Direction - Include the line containing "fig = go.Figure()" and all lines before it, repeated exactly from the listing below, without pictures.

Material provided -
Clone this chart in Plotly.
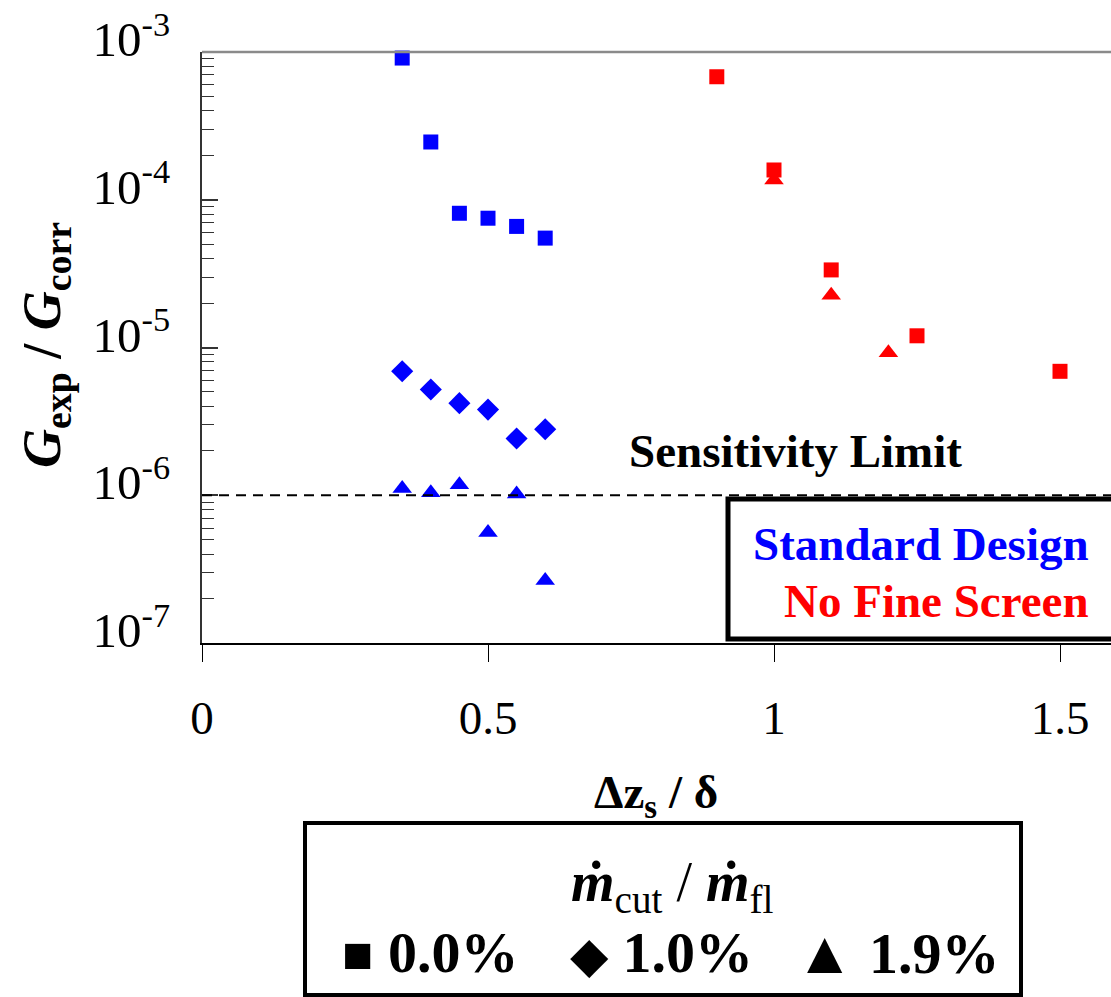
import plotly.graph_objects as go

# ---------------- data ----------------
std_x = [0.35, 0.40, 0.45, 0.50, 0.55, 0.60]
std_sq = [9.1e-4, 2.46e-4, 8.1e-5, 7.5e-5, 6.6e-5, 5.5e-5]
std_dia = [6.9e-6, 5.2e-6, 4.2e-6, 3.8e-6, 2.42e-6, 2.8e-6]
std_tri = [1.11e-6, 1.04e-6, 1.18e-6, 5.6e-7, 1.02e-6, 2.65e-7]

nfs_sq_x = [0.90, 1.00, 1.10, 1.25, 1.50]
nfs_sq = [6.8e-4, 1.59e-4, 3.35e-5, 1.2e-5, 6.9e-6]
nfs_tri_x = [1.00, 1.10, 1.20]
nfs_tri = [1.36e-4, 2.26e-5, 9.2e-6]

sens_limit = 1e-6
x_ticks = [0, 0.5, 1, 1.5]
x_ticktext = ["0", "0.5", "1", "1.5"]
y_ticks = [1e-7, 1e-6, 1e-5, 1e-4, 1e-3]
y_ticktext = ["10<sup>-7</sup>", "10<sup>-6</sup>", "10<sup>-5</sup>", "10<sup>-4</sup>", "10<sup>-3</sup>"]
legend_symbols = ["■", "◆", "▲"]
legend_labels = ["0.0%", "1.0%", "1.9%"]

BLUE = "#0000FF"
RED = "#FF0000"
FONT = "Liberation Serif"

# ---------------- layout geometry (pixels) ----------------
W, H = 1111, 997
L, R, T, B = 202, 0, 52, 354
PW, PH = W - L - R, H - T - B


def px2x(px):
    return (px - L) / PW


def py2y(py):
    return (H - B - py) / PH


fig = go.Figure()

fig.add_trace(go.Scatter(x=std_x, y=std_sq, mode="markers",
                         marker=dict(symbol="square", size=15, color=BLUE),
                         showlegend=False, cliponaxis=False))
fig.add_trace(go.Scatter(x=std_x, y=std_dia, mode="markers",
                         marker=dict(symbol="diamond", size=17, color=BLUE),
                         showlegend=False, cliponaxis=False))
fig.add_trace(go.Scatter(x=std_x, y=std_tri, mode="markers",
                         marker=dict(symbol="triangle-up", size=17, color=BLUE),
                         showlegend=False, cliponaxis=False))
fig.add_trace(go.Scatter(x=nfs_sq_x, y=nfs_sq, mode="markers",
                         marker=dict(symbol="square", size=15, color=RED),
                         showlegend=False, cliponaxis=False))
fig.add_trace(go.Scatter(x=nfs_tri_x, y=nfs_tri, mode="markers",
                         marker=dict(symbol="triangle-up", size=17, color=RED),
                         showlegend=False, cliponaxis=False))

shapes = [
    # top frame line
    dict(type="line", xref="paper", yref="paper", x0=0, x1=1, y0=1, y1=1,
         line=dict(color="#8a8a8a", width=2.5)),
    # sensitivity limit
    dict(type="line", xref="paper", yref="y", x0=0, x1=1, y0=sens_limit, y1=sens_limit,
         line=dict(color="black", width=2, dash="10px,7px")),
    # legend box: Standard Design / No Fine Screen
    dict(type="rect", xref="paper", yref="paper", x0=px2x(728), x1=px2x(1125),
         y0=py2y(639), y1=py2y(499), line=dict(color="black", width=5),
         fillcolor="white", layer="above"),
    # bottom legend box
    dict(type="rect", xref="paper", yref="paper", x0=px2x(305), x1=px2x(1021),
         y0=py2y(995), y1=py2y(823), line=dict(color="black", width=4),
         fillcolor="white", layer="above"),
]

annotations = [
    dict(text="<b>Sensitivity Limit</b>", x=px2x(795), y=py2y(451),
         font=dict(family=FONT, size=47, color="black")),
    dict(text="<b>Standard Design</b>", x=px2x(1091), y=py2y(544), xanchor="right",
         font=dict(family=FONT, size=47, color=BLUE)),
    dict(text="<b>No Fine Screen</b>", x=px2x(1091), y=py2y(601), xanchor="right",
         font=dict(family=FONT, size=47, color=RED)),
    dict(text="<b><i>G</i><sub>exp</sub> / <i>G</i><sub>corr</sub></b>",
         x=px2x(45), y=py2y(345), textangle=-90,
         font=dict(family=FONT, size=54, color="black")),
    dict(text="<b>Δz<sub>s</sub> / δ</b>", x=px2x(656), y=py2y(795),
         font=dict(family=FONT, size=47, color="black")),
    dict(text="<b><i>ṁ</i></b><sub>cut</sub> / <b><i>ṁ</i></b><sub>fl</sub>",
         x=px2x(672), y=py2y(886),
         font=dict(family=FONT, size=56, color="black")),
]
sym_sizes = [52, 50, 60]
for sym, lab, cx, ss in zip(legend_symbols, legend_labels, [430, 661, 897], sym_sizes):
    txt = ('<span style="font-size:%dpx">%s</span> <b>%s</b>' % (ss, sym, lab))
    annotations.append(dict(text=txt, x=px2x(cx), y=py2y(953),
                            font=dict(family=FONT, size=58, color="black")))
for a in annotations:
    a.update(xref="paper", yref="paper", showarrow=False)
    a.setdefault("xanchor", "center")
    a.setdefault("yanchor", "middle")

minor_vals = [m * 10.0 ** e for e in range(-7, -3) for m in range(2, 10)]

fig.update_layout(
    width=W, height=H,
    margin=dict(l=L, r=R, t=T, b=B, pad=0),
    paper_bgcolor="white", plot_bgcolor="white",
    showlegend=False,
    shapes=shapes,
    annotations=annotations,
    xaxis=dict(
        range=[0, PW / 572.0], showgrid=False, zeroline=False,
        showline=True, linecolor="black", linewidth=1.5,
        ticks="outside", ticklen=17, tickwidth=1, tickcolor="black",
        tickvals=x_ticks, ticktext=x_ticktext,
        tickfont=dict(family=FONT, size=47, color="black"),
        ticklabelstandoff=16,
    ),
    yaxis=dict(
        type="log", range=[-7, -3], showgrid=False, zeroline=False,
        showline=True, linecolor="#333333", linewidth=2,
        ticks="inside", ticklen=16, tickwidth=1.5, tickcolor="#333333",
        tickvals=y_ticks, ticktext=y_ticktext,
        tickfont=dict(family=FONT, size=49, color="black"),
        ticklabelstandoff=20, ticklabelshift=-13,
        minor=dict(ticks="inside", ticklen=12, tickwidth=1.2, tickcolor="#333333",
                   tickvals=minor_vals, showgrid=False),
    ),
)

fig.write_html("out.html")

Finished answer -
Clone this chart in Plotly.
import plotly.graph_objects as go

# ---------------- data ----------------
std_x = [0.35, 0.40, 0.45, 0.50, 0.55, 0.60]
std_sq = [9.1e-4, 2.46e-4, 8.1e-5, 7.5e-5, 6.6e-5, 5.5e-5]
std_dia = [6.9e-6, 5.2e-6, 4.2e-6, 3.8e-6, 2.42e-6, 2.8e-6]
std_tri = [1.11e-6, 1.04e-6, 1.18e-6, 5.6e-7, 1.02e-6, 2.65e-7]

nfs_sq_x = [0.90, 1.00, 1.10, 1.25, 1.50]
nfs_sq = [6.8e-4, 1.59e-4, 3.35e-5, 1.2e-5, 6.9e-6]
nfs_tri_x = [1.00, 1.10, 1.20]
nfs_tri = [1.36e-4, 2.26e-5, 9.2e-6]

sens_limit = 1e-6
x_ticks = [0, 0.5, 1, 1.5]
x_ticktext = ["0", "0.5", "1", "1.5"]
y_ticks = [1e-7, 1e-6, 1e-5, 1e-4, 1e-3]
y_ticktext = ["10<sup>-7</sup>", "10<sup>-6</sup>", "10<sup>-5</sup>", "10<sup>-4</sup>", "10<sup>-3</sup>"]
legend_symbols = ["■", "◆", "▲"]
legend_labels = ["0.0%", "1.0%", "1.9%"]

BLUE = "#0000FF"
RED = "#FF0000"
FONT = "Liberation Serif"

# ---------------- layout geometry (pixels) ----------------
W, H = 1111, 997
L, R, T, B = 202, 0, 52, 354
PW, PH = W - L - R, H - T - B


def px2x(px):
    return (px - L) / PW


def py2y(py):
    return (H - B - py) / PH


fig = go.Figure()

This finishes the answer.